▶ **Goal**:
Count every line below in which "matplotlib" occurs, then give only the count.

▶ **Information shown**:

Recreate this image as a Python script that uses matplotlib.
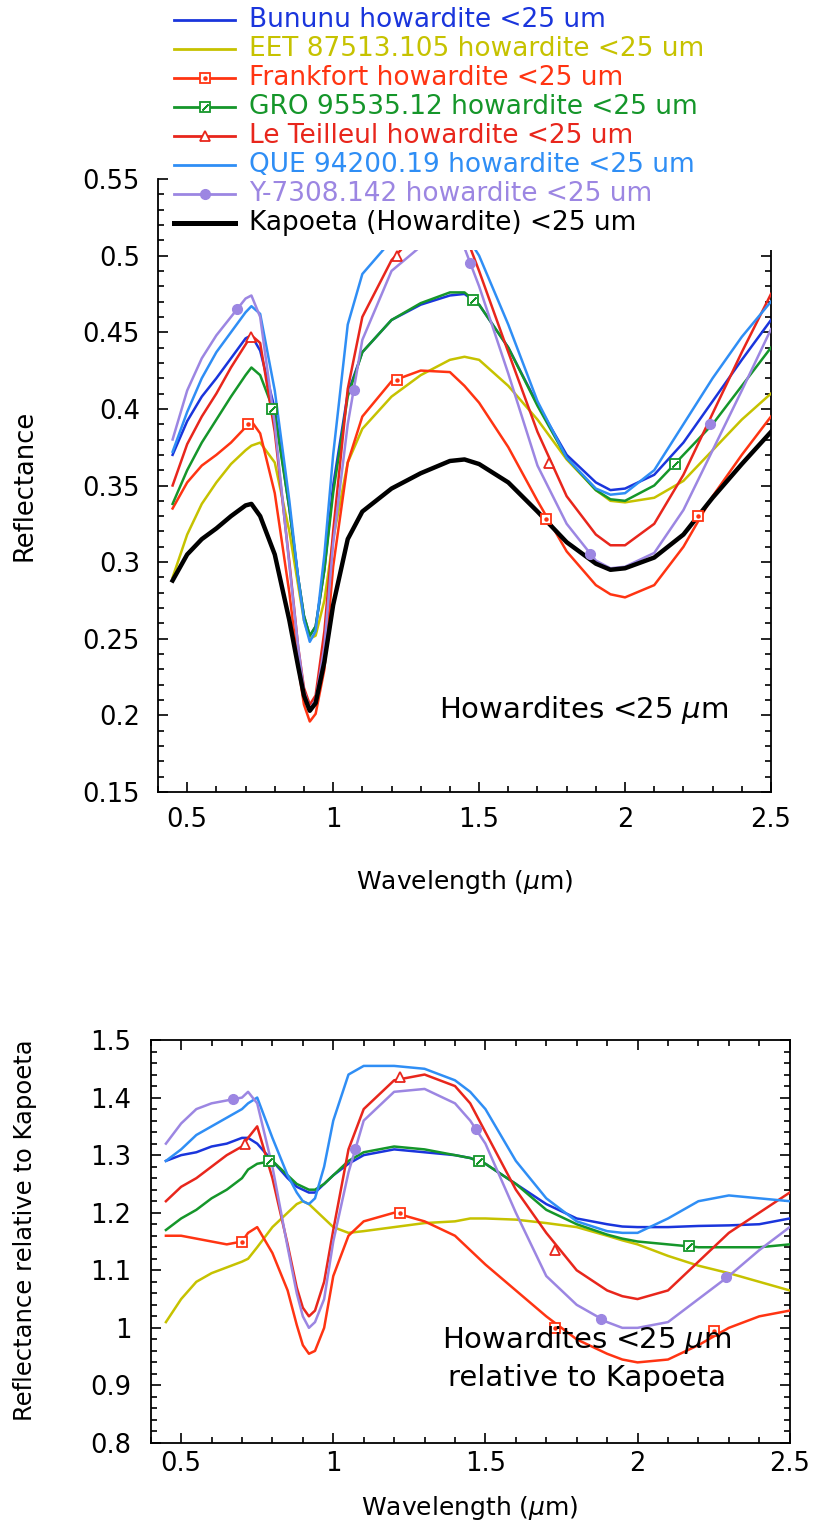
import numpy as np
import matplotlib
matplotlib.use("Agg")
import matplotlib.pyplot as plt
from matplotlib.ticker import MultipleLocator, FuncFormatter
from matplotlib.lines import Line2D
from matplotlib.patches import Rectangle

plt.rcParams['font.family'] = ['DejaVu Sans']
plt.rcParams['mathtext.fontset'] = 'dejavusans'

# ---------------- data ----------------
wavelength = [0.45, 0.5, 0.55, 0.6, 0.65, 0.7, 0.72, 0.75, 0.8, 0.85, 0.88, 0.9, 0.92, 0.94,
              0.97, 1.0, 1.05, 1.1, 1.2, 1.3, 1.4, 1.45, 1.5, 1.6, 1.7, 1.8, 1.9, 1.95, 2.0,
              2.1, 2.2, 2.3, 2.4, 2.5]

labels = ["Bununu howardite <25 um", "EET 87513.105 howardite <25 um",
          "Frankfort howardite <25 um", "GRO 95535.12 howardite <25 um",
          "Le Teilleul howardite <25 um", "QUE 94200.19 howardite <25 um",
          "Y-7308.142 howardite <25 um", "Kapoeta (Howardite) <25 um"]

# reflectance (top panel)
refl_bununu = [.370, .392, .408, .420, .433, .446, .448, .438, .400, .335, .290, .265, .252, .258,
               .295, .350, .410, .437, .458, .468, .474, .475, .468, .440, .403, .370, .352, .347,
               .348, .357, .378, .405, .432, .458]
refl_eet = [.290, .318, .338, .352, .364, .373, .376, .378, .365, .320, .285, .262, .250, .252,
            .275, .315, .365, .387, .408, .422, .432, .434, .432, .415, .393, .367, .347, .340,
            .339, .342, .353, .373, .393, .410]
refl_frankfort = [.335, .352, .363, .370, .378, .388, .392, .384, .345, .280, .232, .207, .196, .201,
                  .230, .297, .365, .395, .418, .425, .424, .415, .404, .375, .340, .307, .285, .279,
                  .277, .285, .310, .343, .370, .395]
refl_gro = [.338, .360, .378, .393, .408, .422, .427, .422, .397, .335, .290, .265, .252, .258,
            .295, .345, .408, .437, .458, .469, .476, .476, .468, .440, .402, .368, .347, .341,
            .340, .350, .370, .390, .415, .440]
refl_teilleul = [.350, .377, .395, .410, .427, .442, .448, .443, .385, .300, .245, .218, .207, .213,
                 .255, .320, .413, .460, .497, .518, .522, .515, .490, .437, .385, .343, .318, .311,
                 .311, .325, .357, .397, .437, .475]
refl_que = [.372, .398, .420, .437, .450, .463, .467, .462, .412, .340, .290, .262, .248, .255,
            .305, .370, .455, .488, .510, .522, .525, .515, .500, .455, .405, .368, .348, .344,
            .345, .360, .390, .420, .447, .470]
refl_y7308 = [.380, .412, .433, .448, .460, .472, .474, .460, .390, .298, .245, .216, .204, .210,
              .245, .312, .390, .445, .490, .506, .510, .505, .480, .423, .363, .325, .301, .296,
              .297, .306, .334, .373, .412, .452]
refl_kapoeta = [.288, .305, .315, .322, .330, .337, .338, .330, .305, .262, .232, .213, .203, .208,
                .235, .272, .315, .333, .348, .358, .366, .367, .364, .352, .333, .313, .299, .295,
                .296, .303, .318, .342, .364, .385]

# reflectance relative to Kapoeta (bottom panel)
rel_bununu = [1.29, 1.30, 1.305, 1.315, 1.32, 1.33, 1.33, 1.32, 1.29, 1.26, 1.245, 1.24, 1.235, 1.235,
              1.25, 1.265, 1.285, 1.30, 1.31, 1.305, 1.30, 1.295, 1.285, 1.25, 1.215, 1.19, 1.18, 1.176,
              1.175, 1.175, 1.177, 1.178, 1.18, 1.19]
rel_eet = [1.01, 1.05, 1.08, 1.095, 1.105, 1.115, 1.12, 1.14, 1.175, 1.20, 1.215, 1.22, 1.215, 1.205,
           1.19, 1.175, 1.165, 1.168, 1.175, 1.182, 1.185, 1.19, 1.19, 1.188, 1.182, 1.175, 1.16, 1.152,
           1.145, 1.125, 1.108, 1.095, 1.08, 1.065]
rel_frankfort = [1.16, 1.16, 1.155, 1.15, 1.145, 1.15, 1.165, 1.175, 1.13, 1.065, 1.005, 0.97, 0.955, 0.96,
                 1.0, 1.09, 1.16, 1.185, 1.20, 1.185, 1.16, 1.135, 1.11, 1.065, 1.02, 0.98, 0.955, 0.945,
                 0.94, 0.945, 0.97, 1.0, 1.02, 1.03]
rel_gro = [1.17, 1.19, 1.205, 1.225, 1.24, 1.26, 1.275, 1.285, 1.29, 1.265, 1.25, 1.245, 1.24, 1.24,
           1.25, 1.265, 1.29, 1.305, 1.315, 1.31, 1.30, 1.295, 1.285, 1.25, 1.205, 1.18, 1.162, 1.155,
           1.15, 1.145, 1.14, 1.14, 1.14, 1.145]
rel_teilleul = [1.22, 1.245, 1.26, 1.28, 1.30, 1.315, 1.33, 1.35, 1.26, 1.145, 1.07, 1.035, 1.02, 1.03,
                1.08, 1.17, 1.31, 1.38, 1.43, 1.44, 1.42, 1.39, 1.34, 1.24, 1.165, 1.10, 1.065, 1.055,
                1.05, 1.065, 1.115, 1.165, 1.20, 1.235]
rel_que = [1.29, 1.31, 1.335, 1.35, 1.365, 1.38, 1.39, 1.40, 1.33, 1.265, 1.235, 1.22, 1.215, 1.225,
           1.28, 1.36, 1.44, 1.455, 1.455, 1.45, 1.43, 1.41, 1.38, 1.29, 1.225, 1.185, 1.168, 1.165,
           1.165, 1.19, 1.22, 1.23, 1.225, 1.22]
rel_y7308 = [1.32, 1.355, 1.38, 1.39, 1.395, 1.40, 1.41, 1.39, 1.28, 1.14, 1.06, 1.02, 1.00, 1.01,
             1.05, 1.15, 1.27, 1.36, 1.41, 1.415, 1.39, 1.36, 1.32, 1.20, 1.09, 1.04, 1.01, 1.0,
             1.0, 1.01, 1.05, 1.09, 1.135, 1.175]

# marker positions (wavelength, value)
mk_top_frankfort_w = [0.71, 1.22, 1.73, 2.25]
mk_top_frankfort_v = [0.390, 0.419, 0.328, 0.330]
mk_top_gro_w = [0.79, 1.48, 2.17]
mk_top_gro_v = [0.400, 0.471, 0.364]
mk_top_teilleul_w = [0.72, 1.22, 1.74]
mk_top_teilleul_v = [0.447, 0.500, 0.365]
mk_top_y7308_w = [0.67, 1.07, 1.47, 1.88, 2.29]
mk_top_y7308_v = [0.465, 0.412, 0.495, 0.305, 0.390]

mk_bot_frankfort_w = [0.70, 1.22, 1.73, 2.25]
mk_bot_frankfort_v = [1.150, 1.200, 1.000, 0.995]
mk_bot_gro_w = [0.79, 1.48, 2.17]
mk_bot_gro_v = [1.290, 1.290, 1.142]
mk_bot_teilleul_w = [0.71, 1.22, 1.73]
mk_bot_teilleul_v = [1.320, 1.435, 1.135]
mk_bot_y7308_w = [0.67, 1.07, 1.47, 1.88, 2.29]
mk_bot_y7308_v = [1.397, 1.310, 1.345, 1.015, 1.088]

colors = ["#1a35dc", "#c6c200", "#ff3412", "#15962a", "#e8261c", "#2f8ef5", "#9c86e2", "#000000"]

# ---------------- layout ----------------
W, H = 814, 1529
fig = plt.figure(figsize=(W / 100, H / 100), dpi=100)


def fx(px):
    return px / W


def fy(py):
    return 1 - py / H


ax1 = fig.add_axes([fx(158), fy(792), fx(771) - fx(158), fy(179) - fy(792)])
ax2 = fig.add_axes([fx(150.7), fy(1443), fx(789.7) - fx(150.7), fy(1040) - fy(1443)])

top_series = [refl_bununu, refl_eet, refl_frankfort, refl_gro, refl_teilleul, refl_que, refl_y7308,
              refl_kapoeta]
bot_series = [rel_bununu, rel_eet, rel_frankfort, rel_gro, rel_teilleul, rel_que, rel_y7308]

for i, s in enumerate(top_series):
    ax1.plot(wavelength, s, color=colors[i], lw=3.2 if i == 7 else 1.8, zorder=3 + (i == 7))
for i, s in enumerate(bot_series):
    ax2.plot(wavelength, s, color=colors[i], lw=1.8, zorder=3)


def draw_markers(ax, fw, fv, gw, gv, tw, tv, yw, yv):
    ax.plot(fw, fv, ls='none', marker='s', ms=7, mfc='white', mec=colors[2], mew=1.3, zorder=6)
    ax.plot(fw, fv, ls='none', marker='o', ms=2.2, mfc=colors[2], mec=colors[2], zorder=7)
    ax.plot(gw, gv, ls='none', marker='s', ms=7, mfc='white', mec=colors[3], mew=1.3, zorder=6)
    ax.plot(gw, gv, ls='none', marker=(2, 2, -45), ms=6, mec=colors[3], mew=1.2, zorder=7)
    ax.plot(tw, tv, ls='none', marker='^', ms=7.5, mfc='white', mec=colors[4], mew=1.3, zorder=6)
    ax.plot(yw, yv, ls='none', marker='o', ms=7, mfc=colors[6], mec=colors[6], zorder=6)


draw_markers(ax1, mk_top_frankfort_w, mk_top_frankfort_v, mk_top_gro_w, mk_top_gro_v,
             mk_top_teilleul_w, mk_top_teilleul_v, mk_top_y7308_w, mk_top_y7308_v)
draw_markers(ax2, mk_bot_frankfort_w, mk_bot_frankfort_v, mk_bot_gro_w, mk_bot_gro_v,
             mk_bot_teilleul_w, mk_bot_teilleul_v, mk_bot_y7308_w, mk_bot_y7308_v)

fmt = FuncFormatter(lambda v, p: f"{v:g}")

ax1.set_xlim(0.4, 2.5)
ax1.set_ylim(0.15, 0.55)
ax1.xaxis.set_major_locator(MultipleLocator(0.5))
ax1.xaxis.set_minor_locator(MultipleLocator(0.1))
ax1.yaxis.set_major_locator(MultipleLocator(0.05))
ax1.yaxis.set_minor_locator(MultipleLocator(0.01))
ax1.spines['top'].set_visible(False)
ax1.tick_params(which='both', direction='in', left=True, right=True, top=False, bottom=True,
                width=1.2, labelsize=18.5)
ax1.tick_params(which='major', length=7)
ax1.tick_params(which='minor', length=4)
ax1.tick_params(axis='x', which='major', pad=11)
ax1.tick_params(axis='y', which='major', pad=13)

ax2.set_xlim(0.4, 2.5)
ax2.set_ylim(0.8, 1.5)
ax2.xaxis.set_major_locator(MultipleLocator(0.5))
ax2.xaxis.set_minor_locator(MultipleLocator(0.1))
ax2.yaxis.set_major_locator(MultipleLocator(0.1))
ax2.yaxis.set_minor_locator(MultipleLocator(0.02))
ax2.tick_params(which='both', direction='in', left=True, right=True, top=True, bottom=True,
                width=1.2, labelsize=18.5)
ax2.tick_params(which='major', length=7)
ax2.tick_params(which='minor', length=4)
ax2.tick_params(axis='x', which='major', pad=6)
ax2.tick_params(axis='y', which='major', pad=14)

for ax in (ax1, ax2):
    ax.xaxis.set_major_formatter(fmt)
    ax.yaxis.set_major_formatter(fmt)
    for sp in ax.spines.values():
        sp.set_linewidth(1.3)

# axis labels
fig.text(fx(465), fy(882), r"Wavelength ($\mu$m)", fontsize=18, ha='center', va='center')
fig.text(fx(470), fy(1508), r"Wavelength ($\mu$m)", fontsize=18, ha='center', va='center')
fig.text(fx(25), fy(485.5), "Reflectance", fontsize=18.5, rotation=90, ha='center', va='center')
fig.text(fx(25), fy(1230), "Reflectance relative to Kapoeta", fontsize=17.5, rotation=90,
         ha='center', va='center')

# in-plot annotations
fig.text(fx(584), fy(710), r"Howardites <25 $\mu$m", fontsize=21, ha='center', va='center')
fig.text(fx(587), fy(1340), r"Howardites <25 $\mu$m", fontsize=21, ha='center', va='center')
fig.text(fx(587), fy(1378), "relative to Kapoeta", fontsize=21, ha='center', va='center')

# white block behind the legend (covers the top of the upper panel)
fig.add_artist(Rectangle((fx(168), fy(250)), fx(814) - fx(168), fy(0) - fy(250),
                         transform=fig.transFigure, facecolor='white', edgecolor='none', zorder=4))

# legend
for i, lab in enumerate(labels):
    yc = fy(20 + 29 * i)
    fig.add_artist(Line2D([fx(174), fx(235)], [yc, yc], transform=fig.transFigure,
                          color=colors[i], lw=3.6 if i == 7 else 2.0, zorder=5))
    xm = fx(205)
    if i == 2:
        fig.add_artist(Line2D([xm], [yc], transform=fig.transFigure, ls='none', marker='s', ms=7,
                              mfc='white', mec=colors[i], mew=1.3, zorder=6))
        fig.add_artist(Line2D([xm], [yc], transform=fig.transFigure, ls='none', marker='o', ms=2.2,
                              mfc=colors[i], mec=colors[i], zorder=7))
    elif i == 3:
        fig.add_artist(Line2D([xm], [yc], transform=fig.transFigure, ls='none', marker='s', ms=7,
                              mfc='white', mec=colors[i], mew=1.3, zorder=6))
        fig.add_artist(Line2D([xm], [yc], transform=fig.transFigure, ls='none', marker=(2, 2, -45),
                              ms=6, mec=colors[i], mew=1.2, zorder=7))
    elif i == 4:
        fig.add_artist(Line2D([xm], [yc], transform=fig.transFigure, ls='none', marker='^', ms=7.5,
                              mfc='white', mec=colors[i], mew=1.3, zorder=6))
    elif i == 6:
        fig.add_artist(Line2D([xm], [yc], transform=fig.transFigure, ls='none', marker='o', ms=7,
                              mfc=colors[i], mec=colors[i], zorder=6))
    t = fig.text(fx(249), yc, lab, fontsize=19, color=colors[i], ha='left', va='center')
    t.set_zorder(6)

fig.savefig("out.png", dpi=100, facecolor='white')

▶ **Expected output**:
7